School district in Iowa, United States

The Sheffield–Chapin–Meservey–Thornton (SCMT) Community School District was a school district headquartered in Sheffield, Iowa, serving Sheffield, Chapin, Meservey, and Thornton.

==History==
It formed on July 1, 2007, as the result of the merger between the Sheffield–Chapin Community School District and the Meservey–Thornton Community School District. Those two districts began a whole-grade sharing agreement, in which students from one school district attend another district's schools for certain levels, in 1988, and these two districts together entered into a whole grade-sharing agreement with the Rockwell–Swaledale Community School District at the high school level in 2004.

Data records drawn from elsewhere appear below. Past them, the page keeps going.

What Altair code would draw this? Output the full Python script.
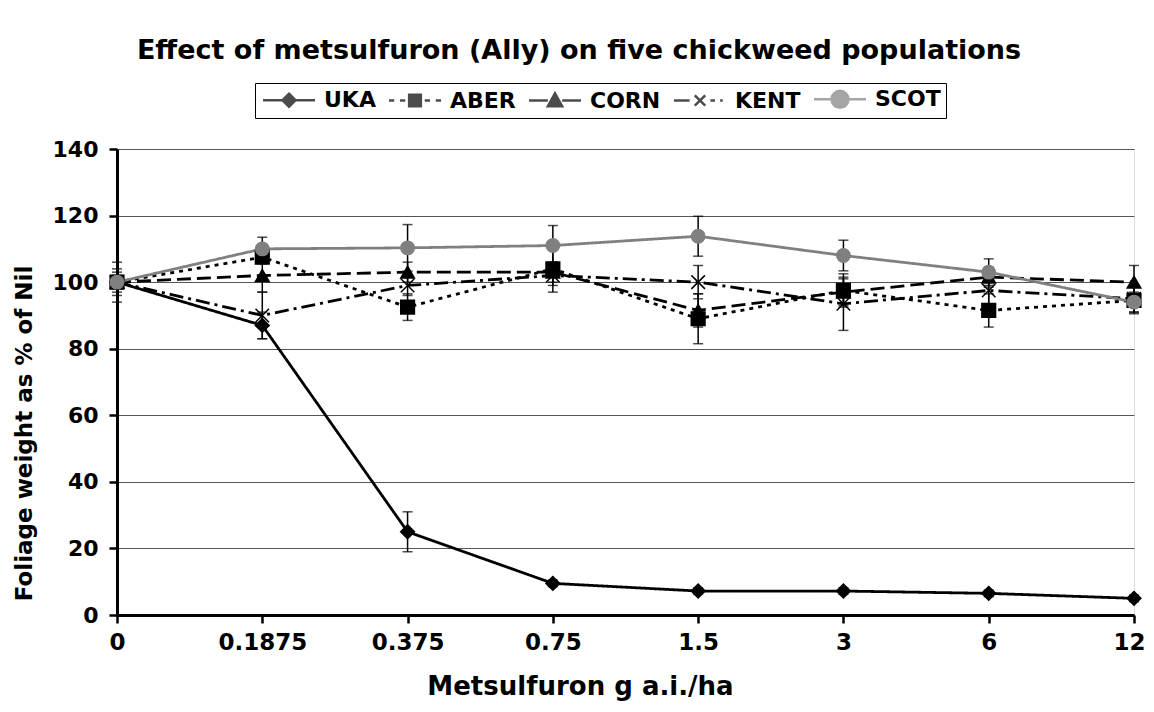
import altair as alt
import pandas as pd

doses = ["0", "0.1875", "0.375", "0.75", "1.5", "3", "6", "12"]
series_names = ["UKA", "ABER", "CORN", "KENT", "SCOT"]

uka = [100, 87, 25, 9.5, 7.2, 7.2, 6.5, 5]
uka_err = [2, 4, 6, 1, 1, 1, 1, 1]
aber = [100, 107.5, 92.5, 104, 89, 97.5, 91.5, 94.5]
aber_err = [3, 2, 4, 7, 7.5, 5, 5, 4]
corn = [100, 102, 103, 103, 91.5, 97, 101.5, 100]
corn_err = [6, 5, 3, 3, 5, 4, 3, 5]
kent = [100, 90, 99, 102, 100, 93.5, 97.5, 95]
kent_err = [4, 7, 3, 3, 5, 8, 6, 4]
scot = [100, 110, 110.3, 111, 113.8, 108, 103, 94]
scot_err = [2, 3.5, 7, 6, 6, 4.6, 4, 3]

series_vals = [uka, aber, corn, kent, scot]
series_errs = [uka_err, aber_err, corn_err, kent_err, scot_err]

colors = ["black", "black", "black", "black", "#808080"]
dashes = [[1, 0], [4, 5], [14, 6], [14, 5, 3, 5], [1, 0]]
shapes = ["diamond", "square", "triangle-up", "M-1,-1L1,1M-1,1L1,-1", "circle"]
sizes = [190, 180, 210, 110, 330]
legend_paths = [
    "M-4,0L-1,0M1,0L4,0M0,-1L1,0L0,1L-1,0Z",
    "M-4,0L-3.2,0M-2.3,0L-1.5,0M1.5,0L2.3,0M3.2,0L4,0M-0.9,-0.9L0.9,-0.9L0.9,0.9L-0.9,0.9Z",
    "M-4,0L-1.1,0M1.1,0L4,0M0,-1.1L1.1,0.9L-1.1,0.9Z",
    "M-4,0L-1.6,0M1.6,0L2.3,0M3.1,0L3.5,0M-0.8,-0.8L0.8,0.8M-0.8,0.8L0.8,-0.8",
    "M-4,0L-1.3,0M1.3,0L4,0M1.3,0A1.3,1.3 0 1,1 -1.3,0A1.3,1.3 0 1,1 1.3,0Z",
]

rows = []
for name, vals, errs in zip(series_names, series_vals, series_errs):
    for d, v, e in zip(doses, vals, errs):
        rows.append({"series": name, "dose": d, "value": v, "lo": v - e, "hi": v + e})
df = pd.DataFrame(rows)

FONT = "DejaVu Sans"

x_enc = alt.X(
    "dose:N",
    sort=doses,
    scale=alt.Scale(type="point", padding=0),
    axis=alt.Axis(
        title="Metsulfuron g a.i./ha",
        labelAngle=0,
        labelFont=FONT, labelFontSize=23, labelFontWeight="bold", labelColor="black",
        labelPadding=8,
        labelOffset=alt.condition("datum.value == '12'", alt.value(-5), alt.value(0)),
        titleFont=FONT, titleFontSize=26, titleFontWeight="bold", titleColor="black",
        titlePadding=19, titleX=463, titleAlign="center",
        domainColor="black", domainWidth=3,
        tickColor="black", tickWidth=2.5, tickSize=8,
        grid=False,
    ),
)
y_enc = alt.Y(
    "value:Q",
    scale=alt.Scale(domain=[0, 140], nice=False, zero=True),
    axis=alt.Axis(
        title="Foliage weight as % of Nil",
        values=[0, 20, 40, 60, 80, 100, 120, 140],
        labelFont=FONT, labelFontSize=22, labelFontWeight="bold", labelColor="black",
        labelPadding=11,
        titleFont=FONT, titleFontSize=23, titleFontWeight="bold", titleColor="black",
        titlePadding=16, titleY=284, titleAlign="center",
        domainColor="black", domainWidth=3,
        tickColor="black", tickWidth=2.5, tickSize=8,
        grid=True, gridColor="#555555", gridWidth=1,
    ),
)

color_scale = alt.Scale(domain=series_names, range=colors)
yscale = alt.Scale(domain=[0, 140], nice=False)

base = alt.Chart(df)

err_rule = base.mark_rule(color="black", strokeWidth=1.5).encode(
    x=x_enc, y=alt.Y("lo:Q", scale=yscale), y2="hi:Q"
)
err_lo = base.mark_tick(color="black", thickness=1.5, size=10).encode(
    x=x_enc, y=alt.Y("lo:Q", scale=yscale)
)
err_hi = base.mark_tick(color="black", thickness=1.5, size=10).encode(
    x=x_enc, y=alt.Y("hi:Q", scale=yscale)
)

lines = base.mark_line(strokeWidth=2.8).encode(
    x=x_enc,
    y=y_enc,
    color=alt.Color("series:N", scale=color_scale, legend=None),
    strokeDash=alt.StrokeDash("series:N", scale=alt.Scale(domain=series_names, range=dashes), legend=None),
)

points = base.mark_point(filled=True, opacity=1, strokeWidth=1.5).encode(
    x=x_enc,
    y=y_enc,
    color=alt.Color("series:N", scale=color_scale, legend=None),
    stroke=alt.Stroke("series:N", scale=color_scale, legend=None),
    shape=alt.Shape("series:N", scale=alt.Scale(domain=series_names, range=shapes), legend=None),
    size=alt.Size("series:N", scale=alt.Scale(domain=series_names, range=sizes), legend=None),
)

leg = alt.Legend(
    orient="none", legendX=138, legendY=-66, direction="horizontal", title=None,
    labelFont=FONT, labelFontSize=22, labelFontWeight="bold", labelColor="black",
    symbolSize=169, symbolStrokeWidth=2.5, symbolOffset=18, labelOffset=24,
    columnPadding=8, strokeColor="black", padding=5,
)
legend_layer = base.transform_filter("datum.value < -1000").mark_point(filled=True).encode(
    x=x_enc,
    y=y_enc,
    color=alt.Color("series:N", scale=color_scale, legend=leg),
    stroke=alt.Stroke("series:N", scale=color_scale, legend=leg),
    shape=alt.Shape("series:N", scale=alt.Scale(domain=series_names, range=legend_paths), legend=leg),
)

chart = (
    alt.layer(err_rule, err_lo, err_hi, lines, points, legend_layer)
    .resolve_scale(color="independent", shape="independent", stroke="independent", size="independent", strokeDash="independent")
    .properties(
        width=1017,
        height=466,
        autosize=alt.AutoSizeParams(type="none"),
        padding={"left": 109, "top": 141, "right": 12, "bottom": 89},
        title=alt.TitleParams(
            "Effect of metsulfuron (Ally) on five chickweed populations",
            font=FONT, fontSize=27, fontWeight="bold", color="black",
            anchor="middle", frame="bounds", offset=18,
        ),
    )
    .configure_view(stroke="#808080", strokeWidth=1.5)
    .configure(background="white")
)

chart.save("out.html", embed_options={"renderer": "svg", "actions": False})
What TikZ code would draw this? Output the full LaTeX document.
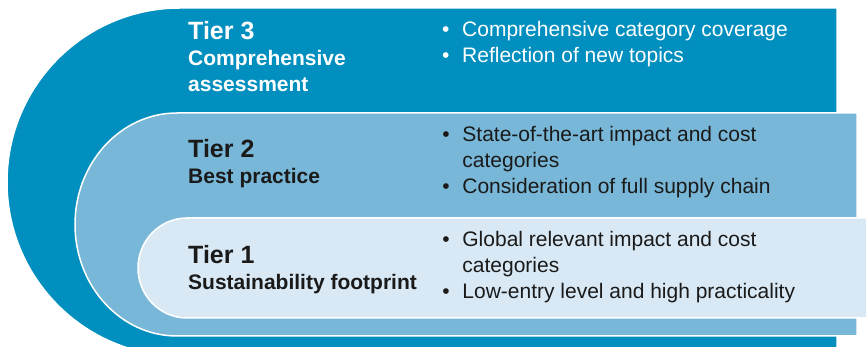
\documentclass[tikz,border=0pt]{standalone}
\usepackage{fontspec}
\setmainfont{Liberation Sans}
\usetikzlibrary{
    matrix,
    positioning
}
\definecolor{tierdark}{HTML}{008FBE}
\definecolor{tiermid}{HTML}{78B7D7}
\definecolor{tierlight}{HTML}{D8E9F5}
\definecolor{tiertext}{HTML}{1A1A1A}
\def\titlex{188}
\def\listx{442}
\tikzset{
    band/.style={
        draw=white,
        line width=1.5pt,
    },
    line/.style={
        inner sep=0pt,
        text height=19pt,
        text depth=7pt,
        anchor=base west,
    },
    title list/.style = {
        matrix of nodes,
        inner sep=0pt,
        anchor=north west,
        nodes = {line, font=\bfseries\fontsize{21}{26}\selectfont},
        row 1/.style = {nodes={font=\bfseries\fontsize{25}{30}\selectfont}},
    },
    bullet list/.style = {
        matrix of nodes,
        inner sep=0pt,
        anchor=north west,
        nodes = {line, font=\fontsize{21}{26}\selectfont},
        column 1/.style = {nodes={text width=20pt, align=left}},
    },
}

\begin{document}
\begin{tikzpicture}[x=1pt, y=1pt]
        \useasboundingbox (0,0) rectangle (866,347);
        \clip (0,0) rectangle (866,347);

        \draw [band, fill=tierdark] (837,339) -- (180,339)
            arc[start angle=90, end angle=270, x radius=173pt, y radius=174pt]
            -- (837,-9) -- cycle;
        \draw [band, fill=tiermid] (857,234) -- (177,234)
            arc[start angle=90, end angle=270, x radius=102pt, y radius=111.5pt]
            -- (857,11) -- cycle;
        \draw [band, fill=tierlight] (870,129) -- (187,129)
            arc[start angle=90, end angle=270, x radius=49pt, y radius=50pt]
            -- (870,29) -- cycle;

        \matrix (tier3) [title list, text=white] at (\titlex,327) {
            Tier 3 \\
            Comprehensive \\
            assessment \\
        };
        \matrix (tier2) [title list, text=tiertext] at (\titlex,209) {
            Tier 2 \\
            Best practice \\
        };
        \matrix (tier1) [title list, text=tiertext] at (\titlex,103) {
            Tier 1 \\
            Sustainability footprint \\
        };

        \matrix (list3) [bullet list, text=white] at (\listx,330) {
            \textbullet & Comprehensive category coverage \\
            \textbullet & Reflection of new topics \\
        };
        \matrix (list2) [bullet list, text=tiertext] at (\listx,225) {
            \textbullet & State-of-the-art impact and cost \\
                        & categories \\
            \textbullet & Consideration of full supply chain \\
        };
        \matrix (list1) [bullet list, text=tiertext] at (\listx,120) {
            \textbullet & Global relevant impact and cost \\
                        & categories \\
            \textbullet & Low-entry level and high practicality \\
        };

    \end{tikzpicture}
\end{document}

The district did not have an election in 2007, even though other area districts did, as it had just merged and already formed a new school board.

Circa 2008 it began a new whole-grade sharing agreement with the Rockwell–Swaledale as "West Fork Schools". In 2010 voters of the two districts formally agreed to merge, with Rockwell–Swaledale district residents approving it on a 253–201 basis, or 55%, while SCMT voters approved on a 501–42 basis, or 92.27%. On July 1, 2011, it merged with Rockwell–Swaledale to form the West Fork Community School District.

==Schools==
The district had a single SCMT Elementary School, which had 20 employees and 160 students in early 2008.

The common high school pre-July 2008 was SCMT Community High School.

Upon its formation SCMT received the Thornton School, a 1936 building which received extra classrooms, office space, a gymnasium, and a library in a 1955 addition. Thornton had been a combined elementary and junior high school since 1988 as a result of the SCMT grade-sharing agreement. The grade-shared Thornton school retained the Lancers as a mascot, but the mascot now only retained to junior high school teams as the school no longer covered high school. As the SCMT district legally formed in 2007, the Lancers mascot was now no longer in use. SCMT closed the Thornton School in July 2008. The Thornton school was demolished in 2012 by the Dumont company Peterson Backhoe; the SCMT district chose demolition after a tentative agreement for another party to buy the building fell through in 2009.